Equity-Oriented Balanced Fund  

As the name suggests, the larger a larger chunk of your money is invested in equities (stocks). This enables you to get all the advantages of an Equity Fund. The returns you get on this fund are tax-free if your investment period is more than a year.  But equity funds are risky. If good times comes you get good returns, if bad times comes then you get losses.

Debt-Oriented Balanced Fund

As the name suggests, it contains a larger chunk of your money is invested in Debt Funds. This fund gives lower returns but gives at least a  security than its above-mentioned counterpart. It does not offer all the tax benefits of an Equity-Oriented Balanced Fund. Earnings from these investments of less than three years are taxed as per your income slab.

Mutual Funds for Long term goals

When you look at Mutual Funds as a long-term investment option, you can invest money in large-cap, multi-cap, mid-cap, and small-cap funds. As the name suggests, the investment made is for a longer duration.

Large Cap funds

It means investing your money in large-cap companies. These companies have a strong track record and their price of stocks is relatively stable. They are mostly able to withstand stock-market fluctuations with a minimal swing in either direction.

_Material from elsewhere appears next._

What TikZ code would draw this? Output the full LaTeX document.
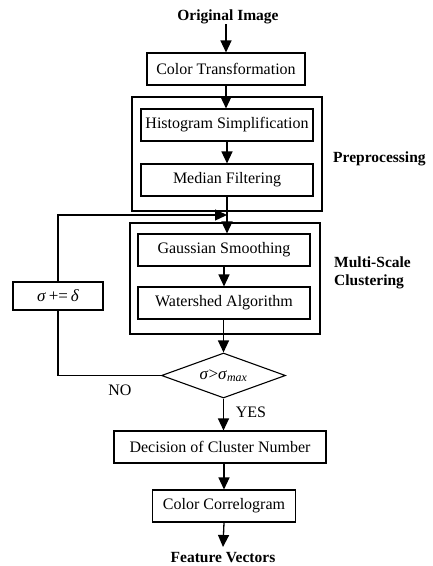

Since this fund is not very volatile, it offers security but lukewarm returns.

Small-Cap funds

These funds are very vulnerable to market fluctuations, and so, is inherently a little risky bet. But the prize for taking this risk is excellent returns. If this fund swings up, you get high returns. But don’t take your eye off the risk.

Mid Cap and Multi-Cap funds

Investing in a Multi-Cap Fund will be a wiser decision if you have to choose between the two. When you choose this fund, your money is diversified. So, you have a balance between risk and returns. You get the stability of large-cap funds and returns of small-cap.